* WHAT IS ASKED *
For the data that follows, report how many lines contain the word "Write", and nothing else.

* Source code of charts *
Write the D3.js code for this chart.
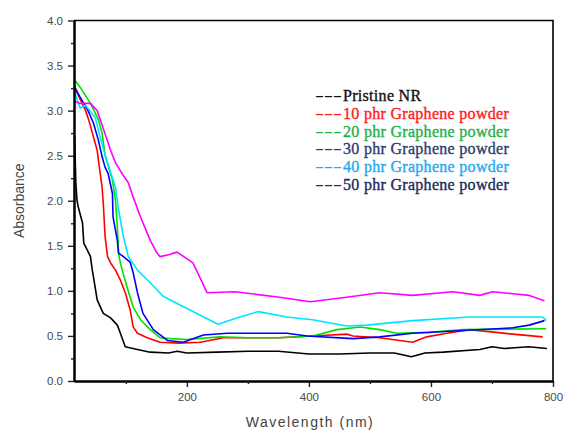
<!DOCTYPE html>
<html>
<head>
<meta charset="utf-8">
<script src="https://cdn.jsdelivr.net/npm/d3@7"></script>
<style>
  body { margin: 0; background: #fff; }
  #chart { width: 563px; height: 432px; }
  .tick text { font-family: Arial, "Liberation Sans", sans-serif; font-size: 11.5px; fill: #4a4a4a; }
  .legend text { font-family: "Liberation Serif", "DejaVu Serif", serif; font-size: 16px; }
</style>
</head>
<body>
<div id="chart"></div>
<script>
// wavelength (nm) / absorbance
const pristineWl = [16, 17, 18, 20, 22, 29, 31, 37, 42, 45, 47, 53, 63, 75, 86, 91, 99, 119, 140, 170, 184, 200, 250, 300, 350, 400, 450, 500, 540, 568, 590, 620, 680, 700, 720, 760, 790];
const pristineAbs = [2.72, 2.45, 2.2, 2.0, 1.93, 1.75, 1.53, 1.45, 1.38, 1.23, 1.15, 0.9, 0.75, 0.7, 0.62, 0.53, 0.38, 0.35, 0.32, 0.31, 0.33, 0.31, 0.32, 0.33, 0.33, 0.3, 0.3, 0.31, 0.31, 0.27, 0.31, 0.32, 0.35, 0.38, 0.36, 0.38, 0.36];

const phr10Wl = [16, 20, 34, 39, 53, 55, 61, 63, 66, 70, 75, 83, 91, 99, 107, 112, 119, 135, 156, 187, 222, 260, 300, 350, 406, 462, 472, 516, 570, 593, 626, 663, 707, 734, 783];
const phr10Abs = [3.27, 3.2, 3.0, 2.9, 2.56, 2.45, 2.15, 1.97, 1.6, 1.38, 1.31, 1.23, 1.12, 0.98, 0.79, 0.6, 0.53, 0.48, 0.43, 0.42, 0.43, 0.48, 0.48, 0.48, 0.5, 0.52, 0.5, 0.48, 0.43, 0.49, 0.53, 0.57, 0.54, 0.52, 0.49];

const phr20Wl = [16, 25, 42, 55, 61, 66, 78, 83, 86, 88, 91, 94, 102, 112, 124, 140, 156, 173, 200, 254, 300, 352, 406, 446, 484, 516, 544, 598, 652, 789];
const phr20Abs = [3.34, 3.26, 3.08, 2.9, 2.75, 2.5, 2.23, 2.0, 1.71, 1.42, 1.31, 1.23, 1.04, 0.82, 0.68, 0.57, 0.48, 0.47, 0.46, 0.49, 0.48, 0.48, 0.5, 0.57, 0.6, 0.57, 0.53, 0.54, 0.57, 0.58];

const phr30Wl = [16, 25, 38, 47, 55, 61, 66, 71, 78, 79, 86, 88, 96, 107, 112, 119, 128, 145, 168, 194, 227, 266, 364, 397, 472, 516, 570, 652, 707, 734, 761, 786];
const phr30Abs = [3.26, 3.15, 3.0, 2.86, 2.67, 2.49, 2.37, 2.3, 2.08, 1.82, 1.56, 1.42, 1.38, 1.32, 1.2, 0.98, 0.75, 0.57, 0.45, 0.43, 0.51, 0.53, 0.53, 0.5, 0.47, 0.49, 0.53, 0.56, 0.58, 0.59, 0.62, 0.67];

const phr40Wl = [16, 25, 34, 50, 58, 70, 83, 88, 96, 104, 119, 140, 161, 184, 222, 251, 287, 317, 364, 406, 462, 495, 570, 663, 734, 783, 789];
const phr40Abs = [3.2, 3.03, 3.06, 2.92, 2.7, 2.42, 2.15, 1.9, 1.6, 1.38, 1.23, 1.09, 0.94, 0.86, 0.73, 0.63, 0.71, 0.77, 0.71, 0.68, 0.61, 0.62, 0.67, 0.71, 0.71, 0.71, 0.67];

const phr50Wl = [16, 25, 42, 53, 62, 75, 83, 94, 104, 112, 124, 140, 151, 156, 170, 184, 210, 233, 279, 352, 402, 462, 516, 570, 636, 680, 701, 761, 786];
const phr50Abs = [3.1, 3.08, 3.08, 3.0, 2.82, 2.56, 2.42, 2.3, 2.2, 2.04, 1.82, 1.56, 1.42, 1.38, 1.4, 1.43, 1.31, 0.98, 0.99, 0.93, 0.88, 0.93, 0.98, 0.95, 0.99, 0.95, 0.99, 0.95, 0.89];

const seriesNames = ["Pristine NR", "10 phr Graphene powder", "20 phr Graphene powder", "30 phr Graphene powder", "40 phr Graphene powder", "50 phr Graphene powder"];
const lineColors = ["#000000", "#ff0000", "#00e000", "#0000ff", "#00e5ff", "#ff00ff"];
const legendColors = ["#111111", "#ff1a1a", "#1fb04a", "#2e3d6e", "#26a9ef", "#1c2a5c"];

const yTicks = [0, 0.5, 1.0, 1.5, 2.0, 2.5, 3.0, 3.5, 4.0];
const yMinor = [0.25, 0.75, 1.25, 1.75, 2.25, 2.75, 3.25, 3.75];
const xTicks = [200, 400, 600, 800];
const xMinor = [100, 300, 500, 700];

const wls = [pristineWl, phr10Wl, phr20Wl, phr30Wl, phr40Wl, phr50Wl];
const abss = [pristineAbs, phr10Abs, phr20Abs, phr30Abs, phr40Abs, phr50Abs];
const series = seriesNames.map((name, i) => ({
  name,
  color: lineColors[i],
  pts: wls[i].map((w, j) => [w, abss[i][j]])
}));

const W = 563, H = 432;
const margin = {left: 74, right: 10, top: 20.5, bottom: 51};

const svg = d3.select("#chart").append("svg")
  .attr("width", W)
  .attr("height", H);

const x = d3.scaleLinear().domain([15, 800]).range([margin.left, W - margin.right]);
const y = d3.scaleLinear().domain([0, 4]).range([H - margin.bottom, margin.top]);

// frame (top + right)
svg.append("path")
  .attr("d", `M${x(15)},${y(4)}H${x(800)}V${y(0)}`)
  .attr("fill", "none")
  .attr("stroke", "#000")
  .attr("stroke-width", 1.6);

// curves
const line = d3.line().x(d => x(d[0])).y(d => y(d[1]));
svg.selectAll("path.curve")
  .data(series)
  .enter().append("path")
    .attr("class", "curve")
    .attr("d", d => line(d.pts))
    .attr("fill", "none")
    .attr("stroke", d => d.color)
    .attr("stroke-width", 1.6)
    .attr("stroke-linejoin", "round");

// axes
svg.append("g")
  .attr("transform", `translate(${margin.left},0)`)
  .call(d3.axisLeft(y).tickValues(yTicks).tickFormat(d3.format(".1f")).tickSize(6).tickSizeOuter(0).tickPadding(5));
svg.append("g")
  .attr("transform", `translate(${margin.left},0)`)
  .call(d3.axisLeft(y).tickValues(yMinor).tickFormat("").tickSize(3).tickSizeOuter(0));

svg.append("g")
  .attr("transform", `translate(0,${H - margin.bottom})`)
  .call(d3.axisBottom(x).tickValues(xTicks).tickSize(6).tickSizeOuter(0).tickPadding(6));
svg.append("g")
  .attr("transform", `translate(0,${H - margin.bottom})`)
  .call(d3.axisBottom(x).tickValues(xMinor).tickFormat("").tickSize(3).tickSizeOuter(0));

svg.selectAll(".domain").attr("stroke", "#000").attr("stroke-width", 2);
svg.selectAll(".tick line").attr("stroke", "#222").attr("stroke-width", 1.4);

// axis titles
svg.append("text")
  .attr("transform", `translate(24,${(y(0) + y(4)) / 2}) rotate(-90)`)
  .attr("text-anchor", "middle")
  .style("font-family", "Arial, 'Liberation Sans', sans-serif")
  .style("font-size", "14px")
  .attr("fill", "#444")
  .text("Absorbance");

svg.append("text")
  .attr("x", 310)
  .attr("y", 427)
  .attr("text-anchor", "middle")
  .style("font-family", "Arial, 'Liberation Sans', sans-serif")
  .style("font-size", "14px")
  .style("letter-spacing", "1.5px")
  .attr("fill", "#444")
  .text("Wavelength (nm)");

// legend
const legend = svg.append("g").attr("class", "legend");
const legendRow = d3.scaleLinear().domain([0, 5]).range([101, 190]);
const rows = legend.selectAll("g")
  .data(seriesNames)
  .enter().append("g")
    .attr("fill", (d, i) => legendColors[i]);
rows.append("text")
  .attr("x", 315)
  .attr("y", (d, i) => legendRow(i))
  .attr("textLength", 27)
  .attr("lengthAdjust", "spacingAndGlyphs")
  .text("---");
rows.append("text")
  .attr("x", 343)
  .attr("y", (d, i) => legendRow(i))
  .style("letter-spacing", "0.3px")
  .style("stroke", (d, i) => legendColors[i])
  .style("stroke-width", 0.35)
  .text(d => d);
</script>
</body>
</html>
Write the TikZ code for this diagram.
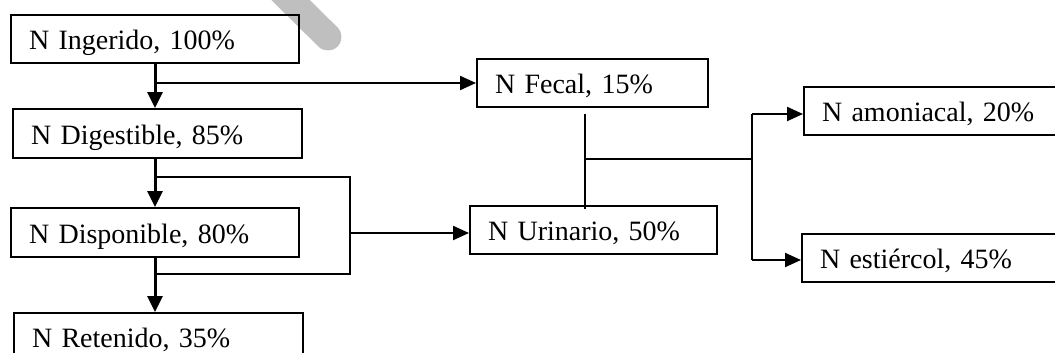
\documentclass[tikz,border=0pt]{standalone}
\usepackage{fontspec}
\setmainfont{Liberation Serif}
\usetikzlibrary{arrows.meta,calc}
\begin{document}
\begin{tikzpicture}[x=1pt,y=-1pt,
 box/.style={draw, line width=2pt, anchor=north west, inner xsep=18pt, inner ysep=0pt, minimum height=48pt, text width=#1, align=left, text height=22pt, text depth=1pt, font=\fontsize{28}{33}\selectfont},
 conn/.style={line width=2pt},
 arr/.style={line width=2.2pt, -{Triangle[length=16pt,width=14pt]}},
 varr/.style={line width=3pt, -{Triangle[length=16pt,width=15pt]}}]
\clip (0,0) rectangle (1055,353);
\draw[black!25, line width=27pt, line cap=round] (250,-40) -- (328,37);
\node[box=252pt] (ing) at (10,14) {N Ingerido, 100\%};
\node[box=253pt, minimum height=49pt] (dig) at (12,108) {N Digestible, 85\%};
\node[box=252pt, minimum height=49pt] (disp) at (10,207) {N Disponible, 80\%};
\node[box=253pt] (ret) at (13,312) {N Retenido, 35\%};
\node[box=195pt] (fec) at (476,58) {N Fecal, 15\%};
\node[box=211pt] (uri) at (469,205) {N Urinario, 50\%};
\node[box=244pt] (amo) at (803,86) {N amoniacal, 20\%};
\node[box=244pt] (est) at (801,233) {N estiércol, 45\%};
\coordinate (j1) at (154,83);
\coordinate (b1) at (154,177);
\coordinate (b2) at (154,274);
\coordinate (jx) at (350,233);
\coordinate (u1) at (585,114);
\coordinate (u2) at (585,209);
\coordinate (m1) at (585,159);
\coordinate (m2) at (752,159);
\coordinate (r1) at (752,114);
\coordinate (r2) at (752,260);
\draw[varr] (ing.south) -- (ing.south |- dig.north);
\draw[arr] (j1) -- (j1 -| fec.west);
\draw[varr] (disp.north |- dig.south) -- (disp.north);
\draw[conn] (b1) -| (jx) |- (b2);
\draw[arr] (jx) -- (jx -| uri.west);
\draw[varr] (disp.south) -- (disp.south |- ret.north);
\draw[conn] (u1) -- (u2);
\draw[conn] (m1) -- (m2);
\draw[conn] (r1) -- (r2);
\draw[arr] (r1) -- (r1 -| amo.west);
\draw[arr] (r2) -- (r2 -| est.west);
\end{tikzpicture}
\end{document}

* ANSWER TO THIS EXERCISE *
2